On Tuesday morning, halfway through my physiotherapy, I got a call from Rook. Pookie had apparently shoved a screw up her nose. It was stuck in there. He was calling from the emergency room where a nice ENT specialist had tried to remove it in vain. He told me she had to be hospitalised and the screw would have to be removed by endoscopy, during which Pookie would be under general anaesthesia.
She is five.
Now the thing about being a parent is you have to show up. “Sorry, pass” is never an option. And you have to at least appear to know what you’re doing. Even if you’re secretly shitting your underpants the whole time.
This isn’t easy. And the fact that it’s difficult isn’t as self-evident as it would seem.
See, there are many things you as a parent have to be when your child is in the hospital. Efficient. Decisive. In-charge. Rook was all those things. He was also stressed out. And he is the sort of man who cannot hide his anxiety. It spills from him in looks, expressions, gestures. He doesn’t come across as a bag of nerves or anything, but you can tell he’s worried.
Which means, I can’t come across as worried.
Not when there’s a five-year-old with a screw up her nose, navigating a hospital environment and a dozen strangers for the first time in her life.

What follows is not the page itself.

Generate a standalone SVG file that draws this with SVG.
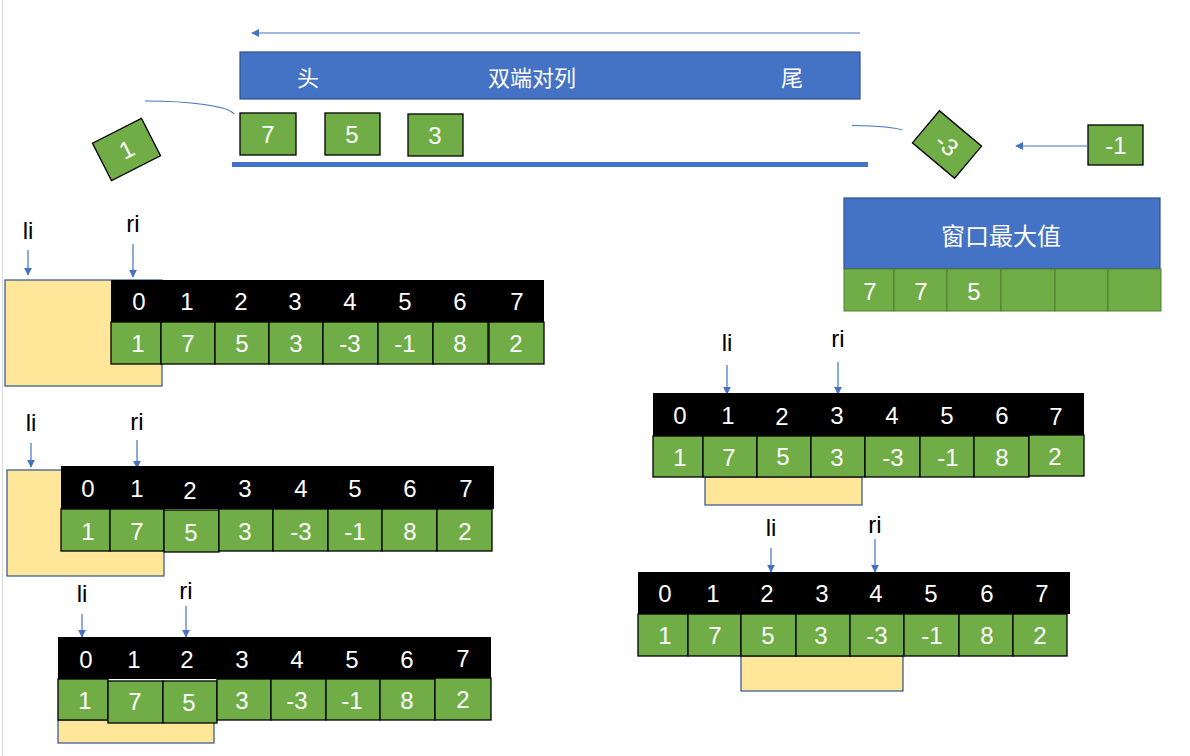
<svg xmlns="http://www.w3.org/2000/svg" width="1190" height="756" viewBox="0 0 1190 756">
<style>
.g{fill:#70AD47;stroke:#000;stroke-width:1.3}
.gw{fill:#70AD47;stroke:#507E32;stroke-width:1}
.hd{fill:#000}
.y{fill:#FFE699;stroke:#2F528F;stroke-width:1.2}
.bl{fill:#4472C4;stroke:#2F528F;stroke-width:1.2}
.t{font-family:"Liberation Sans","Noto Sans CJK SC",sans-serif;font-size:24px;fill:#fff;text-anchor:middle;dominant-baseline:central}
.c{font-family:"Noto Sans CJK SC",sans-serif;font-size:22px;fill:#fff;text-anchor:middle;dominant-baseline:central}
.lb{font-family:"Liberation Sans","Noto Sans CJK SC",sans-serif;font-size:24px;fill:#000;text-anchor:middle}
.ar{stroke:#4472C4;stroke-width:1.2;fill:none}
</style>
<defs>
<marker id="ah" viewBox="0 0 10 10" refX="9" refY="5" markerWidth="8" markerHeight="8" markerUnits="userSpaceOnUse" orient="auto">
<path d="M0,0 L10,5 L0,10 z" fill="#4472C4"/>
</marker>
</defs>
<line x1="2.5" y1="0" x2="2.5" y2="756" stroke="#D9D9D9" stroke-width="1"/>

<g id="deque">
<rect class="bl" x="240" y="52" width="620" height="47"/>
<text class="c" x="308" y="76">头</text>
<text class="c" x="532" y="76">双端对列</text>
<text class="c" x="792" y="76">尾</text>
<rect class="g" x="240" y="113" width="56" height="42"/>
<text class="t" x="268" y="134">7</text>
<rect class="g" x="325" y="113" width="55" height="42"/>
<text class="t" x="352" y="134">5</text>
<rect class="g" x="408" y="114" width="55" height="42"/>
<text class="t" x="435" y="135">3</text>
<rect x="232" y="162" width="636" height="5" fill="#4472C4"/>
</g>

<g id="pop-1" transform="translate(126.5,149.5) rotate(-27)">
<rect class="g" x="-27.5" y="-21" width="55" height="42"/>
<text class="t" x="0" y="0">1</text>
</g>

<g id="pop-3" transform="translate(947,144.5) rotate(40)">
<rect class="g" x="-27.5" y="-21" width="55" height="42"/>
<text class="t" x="0" y="0">-3</text>
</g>

<g id="push-1">
<rect class="g" x="1088" y="125" width="55" height="40"/>
<text class="t" x="1116" y="145">-1</text>
</g>

<g id="window-max">
<rect class="bl" x="844" y="198" width="316" height="71"/>
<text class="c" x="1001" y="234" style="font-size:24px">窗口最大值</text>
<rect class="gw" x="844" y="269" width="50" height="42"/>
<rect class="gw" x="894" y="269" width="53" height="42"/>
<rect class="gw" x="947" y="269" width="54" height="42"/>
<rect class="gw" x="1001" y="269" width="54" height="42"/>
<rect class="gw" x="1055" y="269" width="53" height="42"/>
<rect class="gw" x="1108" y="269" width="53" height="42"/>
<text class="t" x="870" y="291">7</text>
<text class="t" x="921" y="291">7</text>
<text class="t" x="974" y="291">5</text>
</g>

<g id="connectors">
<line class="ar" x1="860" y1="33" x2="252" y2="33" marker-end="url(#ah)"/>
<path class="ar" d="M145,101 C190,101 228,106 234,114"/>
<path class="ar" d="M852,125.5 C875,126 895,127 902,130"/>
<line class="ar" x1="1088" y1="146" x2="1016" y2="146" marker-end="url(#ah)"/>
<line class="ar" x1="28" y1="250" x2="28" y2="275" marker-end="url(#ah)"/>
<line class="ar" x1="133" y1="244" x2="133" y2="277" marker-end="url(#ah)"/>
<line class="ar" x1="31" y1="443" x2="31" y2="467" marker-end="url(#ah)"/>
<line class="ar" x1="137" y1="440" x2="137" y2="468" marker-end="url(#ah)"/>
<line class="ar" x1="82" y1="614" x2="82" y2="637" marker-end="url(#ah)"/>
<line class="ar" x1="186" y1="606" x2="186" y2="637" marker-end="url(#ah)"/>
<line class="ar" x1="727" y1="365" x2="727" y2="394" marker-end="url(#ah)"/>
<line class="ar" x1="838" y1="362" x2="838" y2="394" marker-end="url(#ah)"/>
<line class="ar" x1="771" y1="548" x2="771" y2="572" marker-end="url(#ah)"/>
<line class="ar" x1="875" y1="539" x2="875" y2="572" marker-end="url(#ah)"/>
</g>

<g id="array1">
<rect class="y" x="5" y="280" width="157" height="106"/>
<rect class="hd" x="111" y="280" width="433" height="42"/>
<rect class="g" x="111" y="322" width="50" height="42"/>
<rect class="g" x="161" y="322" width="54" height="42"/>
<rect class="g" x="215" y="322" width="54" height="42"/>
<rect class="g" x="269" y="322" width="54" height="42"/>
<rect class="g" x="323" y="322" width="55" height="42"/>
<rect class="g" x="378" y="322" width="55" height="42"/>
<rect class="g" x="433" y="322" width="55" height="42"/>
<rect class="g" x="489" y="322" width="55" height="42"/>
<text class="t" x="139" y="301">0</text><text class="t" x="187" y="301">1</text><text class="t" x="241" y="301">2</text><text class="t" x="295" y="301">3</text><text class="t" x="350" y="301">4</text><text class="t" x="405" y="301">5</text><text class="t" x="460" y="301">6</text><text class="t" x="517" y="301">7</text>
<text class="t" x="138" y="343">1</text><text class="t" x="188" y="343">7</text><text class="t" x="242" y="343">5</text><text class="t" x="296" y="343">3</text><text class="t" x="350" y="343">-3</text><text class="t" x="405" y="343">-1</text><text class="t" x="460" y="343">8</text><text class="t" x="516" y="343">2</text>
<text class="lb" x="28" y="239">li</text>
<text class="lb" x="133" y="232">ri</text>
</g>

<g id="array2">
<rect class="y" x="7" y="470" width="157" height="106"/>
<rect class="hd" x="61" y="466" width="433" height="43"/>
<rect class="g" x="61" y="509" width="49" height="42"/>
<rect class="g" x="110" y="509" width="54" height="42"/>
<rect class="g" x="164" y="510" width="55" height="42"/>
<rect class="g" x="219" y="509" width="54" height="42"/>
<rect class="g" x="273" y="509" width="55" height="42"/>
<rect class="g" x="328" y="509" width="54" height="42"/>
<rect class="g" x="382" y="509" width="55" height="42"/>
<rect class="g" x="437" y="509" width="55" height="42"/>
<text class="t" x="88" y="488">0</text><text class="t" x="137" y="488">1</text><text class="t" x="190" y="490">2</text><text class="t" x="245" y="488">3</text><text class="t" x="301" y="488">4</text><text class="t" x="355" y="488">5</text><text class="t" x="410" y="488">6</text><text class="t" x="466" y="488">7</text>
<text class="t" x="88" y="531">1</text><text class="t" x="137" y="531">7</text><text class="t" x="191" y="532">5</text><text class="t" x="245" y="531">3</text><text class="t" x="301" y="531">-3</text><text class="t" x="355" y="531">-1</text><text class="t" x="410" y="531">8</text><text class="t" x="465" y="531">2</text>
<text class="lb" x="31" y="431">li</text>
<text class="lb" x="137" y="430">ri</text>
</g>

<g id="array3">
<rect class="y" x="58" y="720" width="156" height="23"/>
<rect class="hd" x="58" y="637" width="433" height="42"/>
<rect class="g" x="58" y="679" width="50" height="41"/>
<rect class="g" x="108" y="681" width="55" height="42"/>
<rect class="g" x="163" y="681" width="54" height="42"/>
<rect class="g" x="217" y="679" width="54" height="41"/>
<rect class="g" x="271" y="679" width="55" height="41"/>
<rect class="g" x="326" y="679" width="54" height="41"/>
<rect class="g" x="380" y="679" width="55" height="41"/>
<rect class="g" x="435" y="678" width="56" height="42"/>
<text class="t" x="86" y="659">0</text><text class="t" x="134" y="659">1</text><text class="t" x="187" y="659">2</text><text class="t" x="242" y="659">3</text><text class="t" x="297" y="659">4</text><text class="t" x="352" y="659">5</text><text class="t" x="407" y="659">6</text><text class="t" x="463" y="658">7</text>
<text class="t" x="85" y="700">1</text><text class="t" x="135" y="701">7</text><text class="t" x="189" y="702">5</text><text class="t" x="242" y="700">3</text><text class="t" x="297" y="700">-3</text><text class="t" x="352" y="700">-1</text><text class="t" x="407" y="700">8</text><text class="t" x="463" y="699">2</text>
<text class="lb" x="82" y="602">li</text>
<text class="lb" x="186" y="599">ri</text>
</g>

<g id="array4">
<rect class="y" x="705" y="477" width="157" height="28"/>
<rect class="hd" x="653" y="393" width="431" height="43"/>
<rect class="g" x="653" y="436" width="50" height="41"/>
<rect class="g" x="703" y="436" width="54" height="41"/>
<rect class="g" x="757" y="436" width="54" height="41"/>
<rect class="g" x="811" y="436" width="54" height="41"/>
<rect class="g" x="865" y="436" width="55" height="41"/>
<rect class="g" x="920" y="436" width="54" height="41"/>
<rect class="g" x="974" y="436" width="55" height="41"/>
<rect class="g" x="1029" y="435" width="55" height="41"/>
<text class="t" x="680" y="415">0</text><text class="t" x="728" y="415">1</text><text class="t" x="782" y="416">2</text><text class="t" x="837" y="415">3</text><text class="t" x="892" y="415">4</text><text class="t" x="947" y="415">5</text><text class="t" x="1002" y="415">6</text><text class="t" x="1056" y="416">7</text>
<text class="t" x="680" y="457">1</text><text class="t" x="729" y="457">7</text><text class="t" x="783" y="456">5</text><text class="t" x="837" y="457">3</text><text class="t" x="893" y="457">-3</text><text class="t" x="948" y="457">-1</text><text class="t" x="1002" y="457">8</text><text class="t" x="1055" y="456">2</text>
<text class="lb" x="727" y="351">li</text>
<text class="lb" x="838" y="347">ri</text>
</g>

<g id="array5">
<rect class="y" x="741" y="656" width="162" height="35"/>
<rect class="hd" x="638" y="572" width="432" height="42"/>
<rect class="g" x="638" y="614" width="50" height="42"/>
<rect class="g" x="688" y="614" width="53" height="42"/>
<rect class="g" x="741" y="614" width="55" height="42"/>
<rect class="g" x="796" y="614" width="54" height="42"/>
<rect class="g" x="850" y="614" width="54" height="42"/>
<rect class="g" x="904" y="614" width="55" height="42"/>
<rect class="g" x="959" y="614" width="54" height="42"/>
<rect class="g" x="1013" y="614" width="54" height="42"/>
<text class="t" x="665" y="593">0</text><text class="t" x="713" y="593">1</text><text class="t" x="767" y="593">2</text><text class="t" x="822" y="593">3</text><text class="t" x="876" y="593">4</text><text class="t" x="931" y="593">5</text><text class="t" x="987" y="593">6</text><text class="t" x="1042" y="593">7</text>
<text class="t" x="665" y="635">1</text><text class="t" x="715" y="635">7</text><text class="t" x="768" y="635">5</text><text class="t" x="821" y="635">3</text><text class="t" x="877" y="635">-3</text><text class="t" x="932" y="635">-1</text><text class="t" x="987" y="635">8</text><text class="t" x="1040" y="635">2</text>
<text class="lb" x="771" y="536">li</text>
<text class="lb" x="875" y="533">ri</text>
</g>
</svg>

So I was upbeat, cheerful, a veritable sack of serotonin, with extra endorphins on top. I read to her and played with her and answered all her questions for six hours. Because that’s how long they have to wait before giving someone anaesthesia if they come in JUST after breakfast. So, ignoring the IV drip in her little arm (okay, YOU try starving a kid for a quarter of a day) I acted like Mommy Most Optimistic for most of the day.
Luckily, all went well. The screw came out. Pookie was fine. She thought she was in a resort, once we shifted her to a private room!
And since my back is STILL home to two bulging discs, Rook kindly slept in the hospital all night keeping an eye on her.
By the time I finally got home, I felt empty. Exhausted doesn’t even begin to describe it. And a part of me just knew that all that tiredness didn’t just come from rushing around from the x-ray department to the operating theatre and coordinating with the insurance guys.
It was the acting.
All that pretending that things were fiiiiiine, they were going to be fiiiiine, when really I had no guarantee. All that being strong and brave and convincing myself that it would be okay, it was a small thing after all. All of it wore me down to the bone and filled me up with a weariness I couldn’t handle.
So I did the only thing I could: watched Ocean’s 12 with a Cookies & Cream ice cream generously doused with Kahlua.
And then, I woke up the next day and did it all, all over again.